Measurement Update (Weight Computation): Each particle now evaluates how likely the actual sensor measurement would be if that particle were at the true position. This is the likelihood function p(measurement | particle_pose). For LiDAR, this involves computing a virtual scan: imagine rays cast from the particle's hypothesized position, and check if they hit obstacles in the map where the real LiDAR rays did. The better the match, the higher the particle's weight. For a camera, the likelihood might be computed from image feature matches. The weights are often computed in log space to avoid numerical underflow when multiplying many small probabilities. After all particles are weighted, the weights are normalized so they sum to 1.

Resampling: The particle cloud is now biased — many particles have very low weight and contribute almost nothing to the estimate, while a few high-weight particles dominate. Resampling redistributes particles: particles with high weight are duplicated; particles with low weight are eliminated. This is done proportionally to weight, so a particle with weight 0.1 is roughly 10 times more likely to be duplicated than one with weight 0.01. After resampling, the particle cloud is smaller but denser — all particles are given equal weight again and are clustered in regions of high posterior probability.
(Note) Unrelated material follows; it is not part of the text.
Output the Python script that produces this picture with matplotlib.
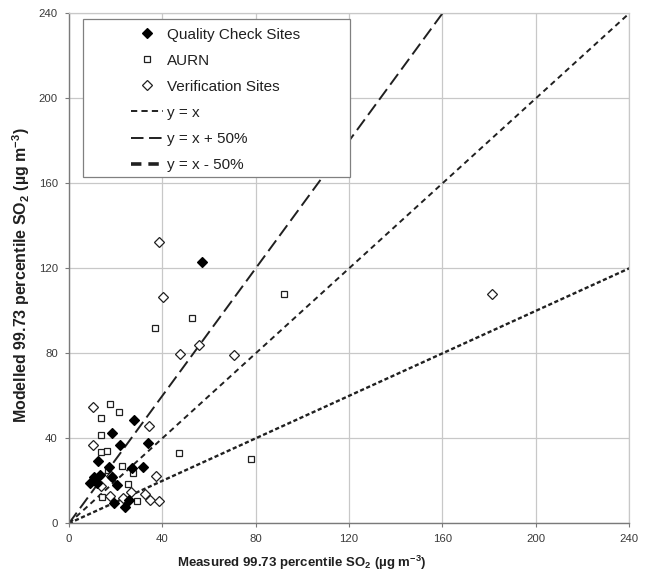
import matplotlib
matplotlib.use("Agg")
import matplotlib.pyplot as plt
from matplotlib.patches import Rectangle
from matplotlib.lines import Line2D

plt.rcParams['font.family'] = ['Liberation Sans', 'DejaVu Sans']
plt.rcParams['mathtext.fontset'] = 'custom'
plt.rcParams['mathtext.rm'] = 'Liberation Sans:bold'
plt.rcParams['mathtext.bf'] = 'Liberation Sans:bold'
plt.rcParams['mathtext.it'] = 'Liberation Sans:bold'
plt.rcParams['lines.scale_dashes'] = False

# ---------------- data ----------------
qc_x = [57.0, 27.9, 18.3, 21.9, 33.9, 12.5, 17.0, 27.0, 31.9, 10.6, 13.4, 18.5,
        9.2, 11.9, 20.6, 19.2, 24.2, 25.6]
qc_y = [122.8, 48.6, 42.6, 36.8, 37.6, 29.5, 26.6, 26.0, 26.4, 21.9, 22.7, 21.9,
        18.8, 18.8, 18.0, 9.4, 7.8, 11.0]

aurn_x = [92.2, 52.6, 37.0, 47.0, 78.0, 17.6, 21.6, 13.9, 13.9, 13.6, 16.4, 22.9,
          27.6, 25.4, 14.0, 29.3, 16.9]
aurn_y = [107.8, 96.8, 92.0, 32.9, 30.3, 56.1, 52.5, 49.4, 41.7, 33.7, 34.2, 27.0,
          23.5, 18.5, 12.5, 10.6, 25.1]

ver_x = [38.4, 40.2, 181.1, 55.7, 47.4, 70.6, 34.4, 10.2, 10.2, 17.9, 37.3, 13.6,
         26.5, 17.6, 32.6, 34.7, 38.7, 23.0]
ver_y = [132.5, 106.4, 107.8, 83.9, 79.8, 79.2, 45.6, 54.9, 36.8, 22.3, 22.3, 17.6,
         14.9, 12.8, 13.8, 11.0, 10.6, 11.8]

line_x = [0, 240]
factor_eq = 1.0
factor_plus = 1.5
factor_minus = 0.5

ticks = [0, 40, 80, 120, 160, 200, 240]

labels = ['Quality Check Sites', 'AURN', 'Verification Sites',
          'y = x', 'y = x + 50%', 'y = x - 50%']

# ---------------- figure ----------------
fig = plt.figure(figsize=(6.54, 5.71), dpi=100)
ax = fig.add_axes([0.1054, 0.0835, 0.8568, 0.8932])

ax.set_xlim(0, 240)
ax.set_ylim(0, 240)
ax.set_xticks(ticks)
ax.set_yticks(ticks)
ax.grid(True, color='#c8c8c8', linewidth=0.9, zorder=0)
ax.set_axisbelow(True)

for s in ['top', 'right']:
    ax.spines[s].set_color('#c8c8c8')
    ax.spines[s].set_linewidth(0.9)
for s in ['left', 'bottom']:
    ax.spines[s].set_color('#7a7a7a')
    ax.spines[s].set_linewidth(1.0)

ax.tick_params(axis='both', direction='out', length=3, width=0.8, color='#7a7a7a',
               labelsize=8.2, labelcolor='#3a3a3a', pad=5)

# reference lines
ln_col = '#202020'
h_eq, = ax.plot(line_x, [v * factor_eq for v in line_x], color=ln_col, lw=1.4,
                dashes=(4.0, 3.0), zorder=2)
h_plus, = ax.plot(line_x, [v * factor_plus for v in line_x], color=ln_col, lw=1.4,
                  dashes=(9.5, 4.0), zorder=2)
h_minus, = ax.plot(line_x, [v * factor_minus for v in line_x], color=ln_col, lw=1.7,
                   dashes=(3.0, 1.8), zorder=2)

# scatter series
h_aurn, = ax.plot(aurn_x, aurn_y, linestyle='none', marker='s', ms=5.0,
                  mfc='white', mec=ln_col, mew=0.9, zorder=4)
h_ver, = ax.plot(ver_x, ver_y, linestyle='none', marker='D', ms=4.6,
                 mfc='white', mec=ln_col, mew=0.9, zorder=4)
h_qc, = ax.plot(qc_x, qc_y, linestyle='none', marker='D', ms=4.6,
                mfc='black', mec='black', mew=0.9, zorder=5)

# legend proxies for line styles (as drawn in the original legend)
p_eq = Line2D([], [], color=ln_col, lw=1.4, dashes=(4.5, 3.0))
p_plus = Line2D([], [], color=ln_col, lw=1.4, dashes=(9.0, 4.0))
p_minus = Line2D([], [], color=ln_col, lw=2.6, dashes=(7.5, 5.0))

# legend frame
ax.add_patch(Rectangle((0.0246, 0.6796), 0.477, 0.3086, transform=ax.transAxes,
                       facecolor='white', edgecolor='#808080', lw=0.9, zorder=6))
leg = ax.legend([h_qc, h_aurn, h_ver, p_eq, p_plus, p_minus], labels,
                loc='upper left', bbox_to_anchor=(0.1108, 0.972), frameon=False,
                fontsize=11, borderpad=0, borderaxespad=0, handlelength=2.1,
                handletextpad=0.27, labelspacing=0.79, labelcolor='#202020')
leg.set_zorder(7)

ax.set_xlabel('Measured 99.73 percentile SO$_\\mathbf{2}$ (\u00b5g m$^\\mathbf{-3}$)',
              fontsize=9.5, fontweight='bold', color='#202020')
ax.set_ylabel('Modelled 99.73 percentile SO$_\\mathbf{2}$ (\u00b5g m$^\\mathbf{-3}$)',
              fontsize=11.5, fontweight='bold', color='#202020')
ax.xaxis.set_label_coords(0.416, -0.059)
ax.yaxis.set_label_coords(-0.066, 0.487)

fig.savefig('out.png', dpi=100, facecolor='white')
Over multiple cycles, the particles converge toward the true robot position. If odometry were perfect, particles would concentrate in a single spot after a few measurements. If odometry drifts, the particle cloud spreads during motion and re-concentrates around sensor measurements, resulting in error bounded by measurement accuracy. A key property is multimodality: if the robot is genuinely ambiguous (could be in any of three locations, based on current measurements), the particle cloud bifurcates into three clusters, each representing one hypothesis. When motion or measurement disambiguates, all but one cluster will be downweighted and resampled away, leaving the correct hypothesis. This handles the global localization problem (robot doesn't know where it starts) better than Kalman filters, which must be initialized near the true position.

A subtle but critical issue is particle depletion: if resampling is too aggressive, all particles converge to identical copies of a few high-weight samples, losing diversity. When new measurements arrive, the robot has no particles exploring the true position if it happens to be low-weight at that moment. The solution is adaptive resampling: resample only when the effective sample size (a measure of how concentrated weights have become) drops below a threshold. This preserves diversity while still eliminating obviously bad hypotheses.

The computational bottleneck is typically the weight computation step — each measurement requires computing the likelihood for every particle, which for LiDAR means ray-casting through a map 1,000 times. Practical implementations use GPU acceleration, beam subsampling, or pre-computed likelihood maps to make this tractable.